Administration officials also hinted Thursday that the White House has not categorically ruled out _ as had been widely believed _ some tinkering with federal fuel economy standards for small trucks and sport utility vehicles. However, any changes likely would be linked to a study by the National Academy of Sciences on the impact of these standards on safety and energy savings.

Other sources said the task force will recommend regulatory relief for construction of nuclear power plants and tax incentives to develop technologies that make coal less polluting.

Both nuclear and coal, which together account for nearly three-fourths of the electricity produced, are essential to meet future energy needs, the task force will declare. While urging expanded development of natural gas, the report will warn against relying too heavily on a single energy source, including natural gas.

Administration officials have repeatedly said they want to produce a blueprint of a ``balanced'' energy plan emphasizing all sources.

Following up on that theme, President Bush will officially unveil the policy next Thursday at a Minnesota plant that burns coal, natural gas, oil and renewable wood waste to produce both heat and electric power.

Still, the thrust of the energy task force recommendations will be on development of conventional fuels such as coal, oil and natural gas, and improving electricity grids, natural gas pipelines and refining facilities.

The task force will call for easing some regulatory barriers on oil refiners including changes in clean air requirements to give refiners more flexibility in gasoline production.

Refiners have complained that current clean air requirements force them to produce nearly a dozen different blends of gasoline for specific regions. This causes both production and distribution problems, they have argued in presentations to the task force.

It was unclear how the task force envisions eliminating the boutique gasoline blends, or whether the proposal would assume a waiver in some cases of a mandatory sale of specific blends of reformulated gasoline. Reformulated blends, which include an oxygen additive to make it burn cleaner, account for about a third of the gasoline sold.

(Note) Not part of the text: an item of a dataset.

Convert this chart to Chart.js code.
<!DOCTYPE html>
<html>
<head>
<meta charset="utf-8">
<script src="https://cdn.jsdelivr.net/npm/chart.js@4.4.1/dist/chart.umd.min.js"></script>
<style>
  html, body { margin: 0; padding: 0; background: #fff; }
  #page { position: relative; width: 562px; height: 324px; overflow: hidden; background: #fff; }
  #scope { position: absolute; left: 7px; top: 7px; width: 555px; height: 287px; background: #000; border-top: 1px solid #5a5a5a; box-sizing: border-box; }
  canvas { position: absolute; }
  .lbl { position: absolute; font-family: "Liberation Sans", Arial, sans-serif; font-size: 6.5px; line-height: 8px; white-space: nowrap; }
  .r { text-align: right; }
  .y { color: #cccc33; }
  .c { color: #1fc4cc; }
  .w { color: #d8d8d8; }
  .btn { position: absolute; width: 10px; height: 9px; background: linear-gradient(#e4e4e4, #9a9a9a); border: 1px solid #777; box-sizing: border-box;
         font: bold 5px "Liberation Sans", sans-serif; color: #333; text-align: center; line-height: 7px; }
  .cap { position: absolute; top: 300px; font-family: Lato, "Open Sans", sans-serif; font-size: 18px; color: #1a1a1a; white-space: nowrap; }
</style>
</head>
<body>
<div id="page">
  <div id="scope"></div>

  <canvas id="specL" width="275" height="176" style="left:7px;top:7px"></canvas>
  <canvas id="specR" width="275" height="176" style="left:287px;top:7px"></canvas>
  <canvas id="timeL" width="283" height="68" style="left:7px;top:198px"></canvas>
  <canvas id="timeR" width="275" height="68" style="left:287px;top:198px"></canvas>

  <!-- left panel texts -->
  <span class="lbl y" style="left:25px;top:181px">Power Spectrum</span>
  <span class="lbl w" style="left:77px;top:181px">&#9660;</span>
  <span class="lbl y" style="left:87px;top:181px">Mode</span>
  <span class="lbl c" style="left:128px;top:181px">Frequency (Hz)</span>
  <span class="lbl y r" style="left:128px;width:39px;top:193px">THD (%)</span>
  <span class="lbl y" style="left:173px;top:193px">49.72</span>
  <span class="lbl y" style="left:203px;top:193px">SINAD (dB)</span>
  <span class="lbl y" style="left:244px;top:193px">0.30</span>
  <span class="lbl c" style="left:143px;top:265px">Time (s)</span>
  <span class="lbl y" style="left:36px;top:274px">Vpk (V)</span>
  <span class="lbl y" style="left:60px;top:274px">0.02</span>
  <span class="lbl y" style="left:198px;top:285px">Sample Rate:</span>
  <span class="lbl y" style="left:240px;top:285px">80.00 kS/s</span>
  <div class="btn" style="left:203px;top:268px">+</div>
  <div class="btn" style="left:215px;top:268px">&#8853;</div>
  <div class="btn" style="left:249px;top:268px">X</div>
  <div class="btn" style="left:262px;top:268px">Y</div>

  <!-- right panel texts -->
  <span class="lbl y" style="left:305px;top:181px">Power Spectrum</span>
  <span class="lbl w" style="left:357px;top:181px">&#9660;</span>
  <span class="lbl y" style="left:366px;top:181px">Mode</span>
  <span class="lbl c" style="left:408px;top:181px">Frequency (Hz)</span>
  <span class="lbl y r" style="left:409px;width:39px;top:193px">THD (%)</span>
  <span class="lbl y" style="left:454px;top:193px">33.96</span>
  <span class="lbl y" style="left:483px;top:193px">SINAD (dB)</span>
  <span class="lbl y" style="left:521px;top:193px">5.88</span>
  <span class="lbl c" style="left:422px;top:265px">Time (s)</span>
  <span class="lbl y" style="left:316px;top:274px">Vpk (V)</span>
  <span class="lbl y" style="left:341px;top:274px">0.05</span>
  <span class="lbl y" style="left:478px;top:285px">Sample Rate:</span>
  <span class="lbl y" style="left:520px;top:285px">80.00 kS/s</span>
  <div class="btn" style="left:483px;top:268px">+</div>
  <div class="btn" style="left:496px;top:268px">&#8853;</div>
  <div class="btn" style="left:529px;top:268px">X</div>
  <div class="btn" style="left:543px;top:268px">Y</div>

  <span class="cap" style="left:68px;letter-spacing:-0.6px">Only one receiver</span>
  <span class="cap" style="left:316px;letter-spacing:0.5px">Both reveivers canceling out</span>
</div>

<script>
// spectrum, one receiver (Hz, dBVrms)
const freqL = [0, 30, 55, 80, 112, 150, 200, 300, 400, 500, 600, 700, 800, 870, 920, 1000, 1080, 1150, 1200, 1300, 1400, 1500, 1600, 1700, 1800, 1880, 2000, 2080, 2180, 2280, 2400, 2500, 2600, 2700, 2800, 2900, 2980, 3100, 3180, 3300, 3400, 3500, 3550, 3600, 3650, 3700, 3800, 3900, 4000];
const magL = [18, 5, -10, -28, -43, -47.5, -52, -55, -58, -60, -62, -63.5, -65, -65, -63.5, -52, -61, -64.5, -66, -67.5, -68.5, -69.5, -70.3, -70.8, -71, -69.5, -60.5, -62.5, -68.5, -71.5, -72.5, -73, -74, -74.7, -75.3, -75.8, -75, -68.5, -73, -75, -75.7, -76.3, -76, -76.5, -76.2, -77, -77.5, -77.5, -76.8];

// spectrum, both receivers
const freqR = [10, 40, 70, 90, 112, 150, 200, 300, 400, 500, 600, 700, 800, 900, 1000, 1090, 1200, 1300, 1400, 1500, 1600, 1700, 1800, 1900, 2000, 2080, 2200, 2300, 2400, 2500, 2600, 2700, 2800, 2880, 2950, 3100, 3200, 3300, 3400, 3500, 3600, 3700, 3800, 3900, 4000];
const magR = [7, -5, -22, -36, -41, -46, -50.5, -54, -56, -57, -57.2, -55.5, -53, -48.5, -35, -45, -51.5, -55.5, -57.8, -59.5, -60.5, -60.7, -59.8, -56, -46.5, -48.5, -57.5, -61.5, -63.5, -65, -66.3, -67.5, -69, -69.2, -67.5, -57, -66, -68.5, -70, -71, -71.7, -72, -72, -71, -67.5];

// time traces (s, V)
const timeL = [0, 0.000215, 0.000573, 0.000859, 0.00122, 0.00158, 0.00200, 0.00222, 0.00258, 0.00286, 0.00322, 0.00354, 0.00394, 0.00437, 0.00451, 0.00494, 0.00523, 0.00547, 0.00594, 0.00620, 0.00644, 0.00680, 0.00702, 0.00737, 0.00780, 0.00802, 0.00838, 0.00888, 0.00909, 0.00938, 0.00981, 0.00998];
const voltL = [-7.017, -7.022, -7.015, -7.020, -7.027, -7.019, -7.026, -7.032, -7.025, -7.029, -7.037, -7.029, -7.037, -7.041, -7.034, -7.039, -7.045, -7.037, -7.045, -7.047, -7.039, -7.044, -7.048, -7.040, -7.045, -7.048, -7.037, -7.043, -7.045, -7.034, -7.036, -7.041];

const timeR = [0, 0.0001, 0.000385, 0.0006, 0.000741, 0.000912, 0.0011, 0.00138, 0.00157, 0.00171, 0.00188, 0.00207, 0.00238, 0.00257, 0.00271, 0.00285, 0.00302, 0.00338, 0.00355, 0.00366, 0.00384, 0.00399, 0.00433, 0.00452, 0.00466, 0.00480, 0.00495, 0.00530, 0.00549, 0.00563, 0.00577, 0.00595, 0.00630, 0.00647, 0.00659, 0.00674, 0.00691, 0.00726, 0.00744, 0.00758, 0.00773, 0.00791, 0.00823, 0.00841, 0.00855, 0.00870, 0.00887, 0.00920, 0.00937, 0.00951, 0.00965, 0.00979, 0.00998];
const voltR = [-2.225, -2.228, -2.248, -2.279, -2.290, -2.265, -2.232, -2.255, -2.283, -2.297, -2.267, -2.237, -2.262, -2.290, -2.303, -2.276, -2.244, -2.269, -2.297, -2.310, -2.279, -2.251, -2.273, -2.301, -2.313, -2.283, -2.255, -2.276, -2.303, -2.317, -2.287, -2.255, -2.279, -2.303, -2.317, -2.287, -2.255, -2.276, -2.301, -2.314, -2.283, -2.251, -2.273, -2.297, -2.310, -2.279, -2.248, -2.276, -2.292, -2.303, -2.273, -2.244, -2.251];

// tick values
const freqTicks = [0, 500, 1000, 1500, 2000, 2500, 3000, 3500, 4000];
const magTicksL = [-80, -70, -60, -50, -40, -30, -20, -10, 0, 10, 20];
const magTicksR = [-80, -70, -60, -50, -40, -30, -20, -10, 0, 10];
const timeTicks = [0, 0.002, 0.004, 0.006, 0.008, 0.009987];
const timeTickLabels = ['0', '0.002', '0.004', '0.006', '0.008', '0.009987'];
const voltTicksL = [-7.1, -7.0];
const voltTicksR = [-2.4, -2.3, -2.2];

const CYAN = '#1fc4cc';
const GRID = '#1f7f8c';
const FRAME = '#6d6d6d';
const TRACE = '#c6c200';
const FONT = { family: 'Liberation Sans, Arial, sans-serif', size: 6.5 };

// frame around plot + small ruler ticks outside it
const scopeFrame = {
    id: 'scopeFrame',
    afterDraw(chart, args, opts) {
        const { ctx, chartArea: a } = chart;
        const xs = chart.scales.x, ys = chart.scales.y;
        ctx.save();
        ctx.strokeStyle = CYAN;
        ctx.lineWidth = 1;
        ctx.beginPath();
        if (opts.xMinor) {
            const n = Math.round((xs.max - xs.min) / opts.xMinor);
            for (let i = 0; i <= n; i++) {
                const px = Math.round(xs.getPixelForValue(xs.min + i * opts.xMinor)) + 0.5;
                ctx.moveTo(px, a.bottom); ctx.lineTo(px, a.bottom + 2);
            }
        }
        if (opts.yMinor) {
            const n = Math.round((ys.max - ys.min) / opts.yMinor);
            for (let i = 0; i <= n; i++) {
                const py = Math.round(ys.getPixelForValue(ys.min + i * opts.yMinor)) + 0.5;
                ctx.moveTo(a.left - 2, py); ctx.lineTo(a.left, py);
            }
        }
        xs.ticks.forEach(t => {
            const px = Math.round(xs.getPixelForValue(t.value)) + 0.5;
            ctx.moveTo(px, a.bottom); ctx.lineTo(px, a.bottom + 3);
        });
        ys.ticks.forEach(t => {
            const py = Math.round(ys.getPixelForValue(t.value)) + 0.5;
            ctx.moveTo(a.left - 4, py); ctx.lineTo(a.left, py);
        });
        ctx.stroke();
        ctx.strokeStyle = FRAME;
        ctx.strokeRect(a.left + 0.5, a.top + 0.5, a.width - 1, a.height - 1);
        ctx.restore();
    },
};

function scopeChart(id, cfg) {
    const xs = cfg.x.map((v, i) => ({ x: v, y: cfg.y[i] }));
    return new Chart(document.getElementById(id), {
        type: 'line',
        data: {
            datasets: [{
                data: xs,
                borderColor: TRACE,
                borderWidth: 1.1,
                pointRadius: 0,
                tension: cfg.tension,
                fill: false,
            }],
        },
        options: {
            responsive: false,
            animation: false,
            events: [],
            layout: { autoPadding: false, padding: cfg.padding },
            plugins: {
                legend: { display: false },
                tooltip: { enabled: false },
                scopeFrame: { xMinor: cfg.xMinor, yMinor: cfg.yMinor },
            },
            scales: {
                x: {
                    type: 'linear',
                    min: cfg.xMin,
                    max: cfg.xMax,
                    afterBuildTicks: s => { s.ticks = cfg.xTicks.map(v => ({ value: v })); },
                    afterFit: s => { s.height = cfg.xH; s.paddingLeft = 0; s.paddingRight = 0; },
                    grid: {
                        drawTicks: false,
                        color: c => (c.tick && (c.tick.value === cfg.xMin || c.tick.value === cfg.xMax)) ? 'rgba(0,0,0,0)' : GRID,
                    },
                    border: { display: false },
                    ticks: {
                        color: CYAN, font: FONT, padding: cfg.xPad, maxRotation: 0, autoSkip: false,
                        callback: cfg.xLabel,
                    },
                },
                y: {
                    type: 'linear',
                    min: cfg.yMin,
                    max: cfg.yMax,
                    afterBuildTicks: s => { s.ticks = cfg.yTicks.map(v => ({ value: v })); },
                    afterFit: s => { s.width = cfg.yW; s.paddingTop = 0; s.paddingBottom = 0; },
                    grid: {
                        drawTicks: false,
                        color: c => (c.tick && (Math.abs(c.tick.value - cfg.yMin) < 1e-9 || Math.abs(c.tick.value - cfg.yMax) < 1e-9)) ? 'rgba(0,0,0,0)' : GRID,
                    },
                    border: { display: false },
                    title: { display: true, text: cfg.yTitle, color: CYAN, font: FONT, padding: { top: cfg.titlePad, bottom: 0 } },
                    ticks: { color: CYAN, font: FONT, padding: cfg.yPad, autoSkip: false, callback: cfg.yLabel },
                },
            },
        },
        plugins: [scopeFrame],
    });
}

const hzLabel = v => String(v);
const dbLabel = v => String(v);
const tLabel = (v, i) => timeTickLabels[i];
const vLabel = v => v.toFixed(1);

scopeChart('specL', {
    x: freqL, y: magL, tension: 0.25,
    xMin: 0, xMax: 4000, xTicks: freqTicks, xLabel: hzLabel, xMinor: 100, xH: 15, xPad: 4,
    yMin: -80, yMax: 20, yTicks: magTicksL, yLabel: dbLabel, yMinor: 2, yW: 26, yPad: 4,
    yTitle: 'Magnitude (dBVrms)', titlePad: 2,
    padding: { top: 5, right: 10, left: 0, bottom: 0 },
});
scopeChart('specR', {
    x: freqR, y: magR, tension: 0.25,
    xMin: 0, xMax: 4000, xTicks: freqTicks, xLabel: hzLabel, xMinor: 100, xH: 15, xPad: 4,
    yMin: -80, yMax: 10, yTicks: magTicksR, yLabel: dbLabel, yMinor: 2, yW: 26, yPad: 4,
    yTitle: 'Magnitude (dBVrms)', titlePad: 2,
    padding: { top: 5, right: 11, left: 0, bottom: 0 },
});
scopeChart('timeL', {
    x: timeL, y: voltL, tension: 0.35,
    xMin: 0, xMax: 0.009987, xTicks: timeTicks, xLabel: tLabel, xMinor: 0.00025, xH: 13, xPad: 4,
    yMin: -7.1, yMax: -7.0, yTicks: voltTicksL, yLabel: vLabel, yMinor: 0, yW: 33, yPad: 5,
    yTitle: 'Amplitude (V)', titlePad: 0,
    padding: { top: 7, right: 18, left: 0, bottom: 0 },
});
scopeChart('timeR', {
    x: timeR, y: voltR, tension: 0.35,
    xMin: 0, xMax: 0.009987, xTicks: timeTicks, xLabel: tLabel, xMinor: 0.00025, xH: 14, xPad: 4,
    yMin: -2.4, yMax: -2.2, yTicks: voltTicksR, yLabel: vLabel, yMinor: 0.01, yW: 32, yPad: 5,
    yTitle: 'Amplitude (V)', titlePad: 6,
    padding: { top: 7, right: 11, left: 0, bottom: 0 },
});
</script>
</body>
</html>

In other energy-related developments Thursday:

_A House Energy and Commerce subcommittee rejected a Democratic proposal for price controls on wholesale electricity sales in California. The amendment to a bill that takes modest actions to help California boost power supplies was defeated, 20-12. The bill later advanced to the full committee. California Gov. Gray Davis said it ``will do little to address our current situation.''

_Sen. Byron Dorgan, D-N.D., called for legislation to create a special House-Senate committee to investigate soaring energy prices and what he called industry price gouging.

_Sen. Dick Durbin, D-Ill., said he will seek creation of a national consumer energy commission that would give consumers a voice in the debate over energy shortages and rising prices.